Lavinia moved closer, sniffing nearer me and crinkled her nose in disgust. „That is a very musky cologne! It certainly is not the flowery cologne you spray your clothes in“, she accused me, stating the facts. Her eyes got teary as she processed that information. I studied her face carefully, finding both shock and repugnance in it.

„Are you cheating on me? With a man?“, she screamed in her high-pitched voice, throwing her hands in the air.

My shoulders slumped as I realized I could not hide my dark secret from her any longer. Slowly, I shook my head and desperately tried to bring my thoughts in order.

„No, of course not! It isn’t what you think. It is something entirely different, I promise“, I tried to calm her down.

„Different how?“, she enquired, her face red with anger.

For once, I was at a loss for words. How could I explain the Hunt? The thirst for blood I had to quench? She wouldn’t understand. I couldn’t hold that against her.

„Ethelinda, you owe me an explanation“, she kept pressing. I pressed my fingers against my temples, searching my soul for an answer that made sense to her. The truth was too brutal, yet she deserved to know. Maybe our relationship could be saved if I were honest with her.

„I will tell you the truth“, I announced, the fear pulsating through my veins. There was no beautiful way to put it. I had to be honest if I expected her to stay with me.

„I am a vampire.“ The words hung heavy in the air between us. Her eyebrows furrowed in disbelief.

„This is not the time and place for a twisted joke“, she stated, a hurt look in her beautiful eyes.

„I am not joking, Lavinia“, I assured her.
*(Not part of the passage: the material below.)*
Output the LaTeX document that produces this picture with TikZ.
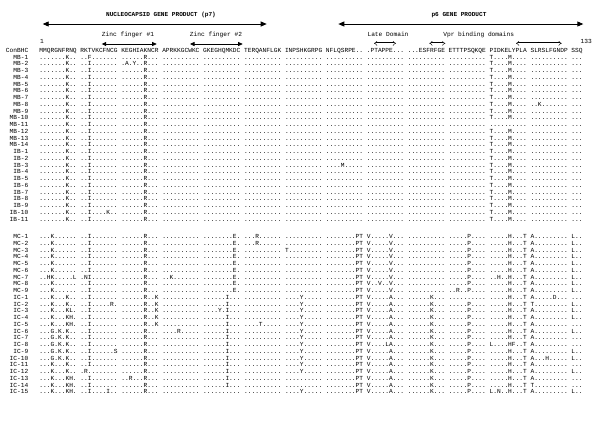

She was taken aback. „Oh, you are serious? You are really a vampire?“, she shouted, putting distance between us with a step back.
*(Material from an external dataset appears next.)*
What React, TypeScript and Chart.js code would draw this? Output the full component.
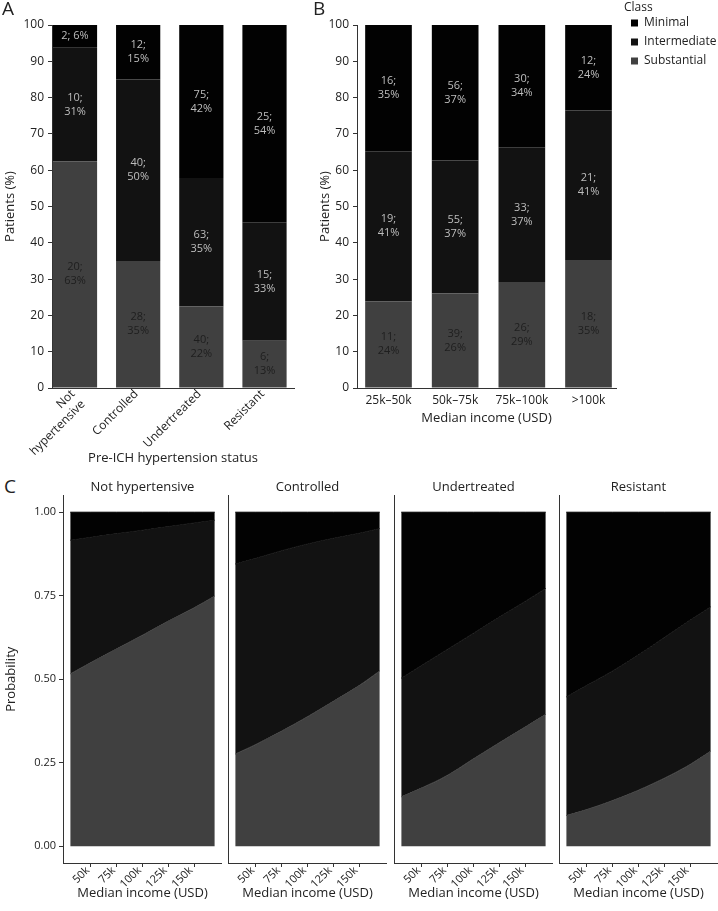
import React, { useEffect, useRef } from 'react';
import { Chart, registerables } from 'chart.js';

Chart.register(...registerables);

const FONT = "'Open Sans', 'Noto Sans', sans-serif";
const TEXT = '#222222';
const AXIS = '#333333';

// Classes (stack order bottom -> top)
const CLASSES = ['Substantial', 'Intermediate', 'Minimal'];
const CLASS_COLORS = ['#404040', '#121212', '#020202'];
const LABEL_COLORS = ['#1e1e1e', '#bebebe', '#bebebe'];

// Panel A: pre-ICH hypertension status (counts)
const statusLabels: (string | string[])[] = [['Not', 'hypertensive'], 'Controlled', 'Undertreated', 'Resistant'];
const statusPos = [1, 2, 3, 4];
const statusSubstantial = [20, 28, 40, 6];
const statusIntermediate = [10, 40, 63, 15];
const statusMinimal = [2, 12, 75, 25];

// Panel B: median income (counts)
const incomeLabels = ['25k–50k', '50k–75k', '75k–100k', '>100k'];
const incomePos = [1, 2, 3, 4];
const incomeSubstantial = [11, 39, 26, 18];
const incomeIntermediate = [19, 55, 33, 21];
const incomeMinimal = [16, 56, 30, 12];

const percentTicks = [0, 10, 20, 30, 40, 50, 60, 70, 80, 90, 100];

// Panel C: predicted probabilities vs income (thousand USD)
const facetTitles = ['Not hypertensive', 'Controlled', 'Undertreated', 'Resistant'];
const incomeGrid = [30, 50, 75, 100, 125, 150, 170];
const incomeTicks = [50, 75, 100, 125, 150];
const probTicks = [0, 0.25, 0.5, 0.75, 1];
// cumulative P(Substantial)
const lowerNotHyp = [0.516, 0.55, 0.591, 0.632, 0.674, 0.714, 0.749];
const lowerControlled = [0.276, 0.305, 0.345, 0.388, 0.434, 0.481, 0.525];
const lowerUndertreated = [0.148, 0.175, 0.213, 0.262, 0.31, 0.357, 0.395];
const lowerResistant = [0.092, 0.11, 0.137, 0.168, 0.204, 0.245, 0.285];
// cumulative P(Substantial + Intermediate)
const upperNotHyp = [0.916, 0.925, 0.936, 0.946, 0.957, 0.968, 0.976];
const upperControlled = [0.845, 0.862, 0.885, 0.905, 0.922, 0.937, 0.951];
const upperUndertreated = [0.503, 0.542, 0.59, 0.638, 0.686, 0.733, 0.772];
const upperResistant = [0.447, 0.482, 0.525, 0.573, 0.625, 0.677, 0.717];
const totalProb = [1, 1, 1, 1, 1, 1, 1];

const facetLower = [lowerNotHyp, lowerControlled, lowerUndertreated, lowerResistant];
const facetUpper = [upperNotHyp, upperControlled, upperUndertreated, upperResistant];

const font = (size: number) => ({ size, family: FONT, weight: 'normal' as const });

function barDatasets(positions: number[], counts: number[][]) {
  const totals = positions.map((_, j) => counts.reduce((s, c) => s + c[j], 0));
  return CLASSES.map((name, i) => ({
    label: name,
    data: positions.map((x, j) => ({ x, y: (counts[i][j] / totals[j]) * 100 })),
    backgroundColor: CLASS_COLORS[i],
    borderColor: CLASS_COLORS[i],
    borderWidth: 0,
    barPercentage: 0.7,
    categoryPercentage: 1,
  }));
}

function barLabelPlugin(counts: number[][]) {
  const totals = counts[0].map((_, j) => counts.reduce((s, c) => s + c[j], 0));
  return {
    id: 'barLabels',
    afterDatasetsDraw(chart: any) {
      const ctx = chart.ctx;
      ctx.save();
      ctx.font = `11px ${FONT}`;
      ctx.textAlign = 'center';
      ctx.textBaseline = 'middle';
      chart.data.datasets.forEach((_: any, i: number) => {
        const meta = chart.getDatasetMeta(i);
        meta.data.forEach((bar: any, j: number) => {
          const { x, y, base } = bar.getProps(['x', 'y', 'base'], true);
          const h = Math.abs(base - y);
          const cy = (y + base) / 2;
          const n = counts[i][j];
          const pct = Math.round((n / totals[j]) * 100);
          ctx.fillStyle = LABEL_COLORS[i];
          if (h < 30) {
            ctx.fillText(`${n}; ${pct}%`, x, cy);
          } else {
            ctx.fillText(`${n};`, x, cy - 7);
            ctx.fillText(`${pct}%`, x, cy + 7);
          }
        });
      });
      ctx.restore();
    },
  };
}

const legendShift = {
  id: 'legendShift',
  afterLayout(chart: any) {
    const lg = chart.legend;
    if (lg) {
      lg.left += 8;
      lg.right += 8;
    }
  },
};

function barConfig(opts: {
  letter: string;
  positions: number[];
  labels: (string | string[])[];
  counts: number[][];
  xMin: number;
  xMax: number;
  xTitle: string;
  rotate: boolean;
  yWidth: number;
  yTitlePad: number;
  xHeight: number;
  padLeft: number;
  padRight: number;
  legend: boolean;
}) {
  const o = opts;
  return {
    type: 'bar',
    data: { datasets: barDatasets(o.positions, o.counts) },
    options: {
      responsive: false,
      animation: false,
      events: [],
      layout: { padding: { left: o.padLeft, right: o.padRight, top: 0, bottom: 0 } },
      plugins: {
        tooltip: { enabled: false },
        title: {
          display: true,
          text: o.letter,
          align: 'start',
          color: TEXT,
          font: font(19),
          padding: { top: -2, bottom: 4.2 },
        },
        legend: {
          display: o.legend,
          position: 'right',
          align: 'start',
          reverse: true,
          maxWidth: 102,
          title: {
            display: true,
            text: 'Class',
            position: 'start',
            color: TEXT,
            font: font(12),
            padding: { top: 2, bottom: -6.4 },
          },
          labels: { boxWidth: 7, boxHeight: 7, padding: 7, color: TEXT, font: font(12) },
        },
      },
      scales: {
        x: {
          type: 'linear',
          stacked: true,
          min: o.xMin,
          max: o.xMax,
          offset: false,
          afterBuildTicks: (s: any) => {
            s.ticks = o.positions.map((v) => ({ value: v }));
          },
          ticks: {
            autoSkip: false,
            minRotation: o.rotate ? 45 : 0,
            maxRotation: o.rotate ? 45 : 0,
            padding: o.rotate ? -1 : 5,
            labelOffset: o.rotate ? -2 : 0,
            color: TEXT,
            font: font(12),
            callback: (_v: any, i: number) => o.labels[i],
          },
          grid: { display: false, drawTicks: false, offset: false },
          border: { display: true, color: AXIS, width: 1 },
          title: { display: true, text: o.xTitle, color: TEXT, font: font(13), padding: { top: 0, bottom: 4.2 } },
          afterFit: (s: any) => {
            s.height = o.xHeight;
          },
        },
        y: {
          stacked: true,
          min: 0,
          max: 100,
          afterBuildTicks: (s: any) => {
            s.ticks = percentTicks.map((v) => ({ value: v }));
          },
          ticks: { padding: 4, color: TEXT, font: font(12) },
          grid: { display: true, drawOnChartArea: false, drawTicks: true, tickLength: 4, color: AXIS },
          border: { display: true, color: AXIS, width: 1 },
          title: { display: true, text: 'Patients (%)', color: TEXT, font: font(13), padding: { top: o.yTitlePad, bottom: 0 } },
          afterFit: (s: any) => {
            s.width = o.yWidth;
          },
        },
      },
    },
    plugins: o.legend ? [barLabelPlugin(o.counts), legendShift] : [barLabelPlugin(o.counts)],
  };
}

function facetConfig(i: number) {
  const first = i === 0;
  const lower = facetLower[i];
  const upper = facetUpper[i];
  const series = [lower, upper, totalProb];
  return {
    type: 'line',
    data: {
      datasets: series.map((vals, k) => ({
        label: CLASSES[k],
        data: incomeGrid.map((x, j) => ({ x, y: vals[j] })),
        fill: k === 0 ? 'origin' : '-1',
        backgroundColor: CLASS_COLORS[k],
        borderColor: CLASS_COLORS[k],
        borderWidth: 1,
        pointRadius: 0,
        cubicInterpolationMode: 'monotone',
      })),
    },
    options: {
      responsive: false,
      animation: false,
      events: [],
      layout: { padding: 0 },
      plugins: {
        legend: { display: false },
        tooltip: { enabled: false },
        title: {
          display: true,
          text: facetTitles[i],
          fullSize: false,
          align: 'center',
          color: TEXT,
          font: font(13),
          padding: { top: 9.2, bottom: 0.7 },
        },
      },
      scales: {
        x: {
          type: 'linear',
          min: 23,
          max: 177,
          afterBuildTicks: (s: any) => {
            s.ticks = incomeTicks.map((v) => ({ value: v }));
          },
          ticks: {
            autoSkip: false,
            minRotation: 45,
            maxRotation: 45,
            padding: -3,
            labelOffset: -3,
            color: TEXT,
            font: font(11),
            callback: (v: any) => `${v}k`,
          },
          grid: { display: true, drawOnChartArea: false, drawTicks: true, tickLength: 4, color: AXIS },
          border: { display: true, color: AXIS, width: 1 },
          title: { display: true, text: 'Median income (USD)', color: TEXT, font: font(13), padding: { top: 0, bottom: 9.5 } },
          afterFit: (s: any) => {
            s.height = 48;
          },
        },
        y: {
          type: 'linear',
          min: -0.05,
          max: 1.05,
          afterBuildTicks: (s: any) => {
            s.ticks = probTicks.map((v) => ({ value: v }));
          },
          ticks: { display: first, padding: 3, color: TEXT, font: font(11), callback: (v: any) => Number(v).toFixed(2) },
          grid: { display: first, drawOnChartArea: false, drawTicks: true, tickLength: 4, color: AXIS },
          border: { display: true, color: AXIS, width: 1 },
          title: { display: first, text: 'Probability', color: TEXT, font: font(13), padding: { top: 3.7, bottom: 0 } },
          afterFit: (s: any) => {
            s.width = first ? 63 : 6;
          },
        },
      },
    },
  };
}

type Box = { left: number; top: number; width: number; height: number };

function ChartBox({ box, make }: { box: Box; make: () => any }) {
  const ref = useRef<HTMLCanvasElement>(null);
  useEffect(() => {
    const chart = new Chart(ref.current as HTMLCanvasElement, make());
    return () => chart.destroy();
  }, []);
  return (
    <canvas
      ref={ref}
      width={box.width}
      height={box.height}
      style={{ position: 'absolute', left: box.left, top: box.top, width: box.width, height: box.height }}
    />
  );
}

const facetAxisX = [63, 228, 394, 559];

export default function App() {
  return (
    <div
      style={{
        position: 'fixed',
        left: 0,
        top: 0,
        width: 718,
        height: 911,
        background: '#ffffff',
        overflow: 'hidden',
        fontFamily: FONT,
      }}
    >
      <ChartBox
        box={{ left: 0, top: 0, width: 300, height: 470 }}
        make={() =>
          barConfig({
            letter: 'A',
            positions: statusPos,
            labels: statusLabels,
            counts: [statusSubstantial, statusIntermediate, statusMinimal],
            xMin: 0.636,
            xMax: 4.467,
            xTitle: 'Pre-ICH hypertension status',
            rotate: true,
            yWidth: 50,
            yTitlePad: 0,
            xHeight: 82,
            padLeft: 2,
            padRight: 6,
            legend: false,
          })
        }
      />
      <ChartBox
        box={{ left: 313, top: 0, width: 405, height: 430 }}
        make={() =>
          barConfig({
            letter: 'B',
            positions: incomePos,
            labels: incomeLabels,
            counts: [incomeSubstantial, incomeIntermediate, incomeMinimal],
            xMin: 0.5275,
            xMax: 4.4125,
            xTitle: 'Median income (USD)',
            rotate: false,
            yWidth: 44,
            yTitlePad: 4,
            xHeight: 42,
            padLeft: 0,
            padRight: 0,
            legend: true,
          })
        }
      />
      <div
        style={{
          position: 'absolute',
          left: 4,
          top: 477,
          fontSize: 19,
          lineHeight: 1,
          color: TEXT,
          fontFamily: FONT,
        }}
      >
        C
      </div>
      {facetAxisX.map((x0, i) => {
        const yW = i === 0 ? 63 : 6;
        return (
          <ChartBox
            key={i}
            box={{ left: x0 - yW, top: 470, width: yW + 159, height: 441 }}
            make={() => facetConfig(i)}
          />
        );
      })}
    </div>
  );
}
„Yes, but do not fear me. I only hunt men. I would never hurt you, darling“, I guaranteed her, stepping forward and clasping my cold fingers around her warm hand.

„You … hunt … men?“, she stammered, fear creeping in.

„I was at a social club, looking for a male victim“, I continued telling the truth. „I found a lonely man. We went back to his apartment where I sucked him dry. Worry not, darling, I would never bite your pretty neck.“

My reassurance fell flat. She shot me a bewildered look, pulled her hand back and fetched her purse.

„I can’t do this“, she muttered to herself. „My girlfriend is a vampire; what the actual fuck?“

„Lavinia, please stay—“, I begged her. She rushed to the door.

„No, I can’t! I can’t believe you murdered an innocent man! What the fuck is wrong with you?“, she screamed back at me.

„Please, sit down and let me explain“, I pleaded. She shook her head decisively, sending blonde locks flying in all directions.

„It’s over“, she said with a sad smile. The door fell shut behind her.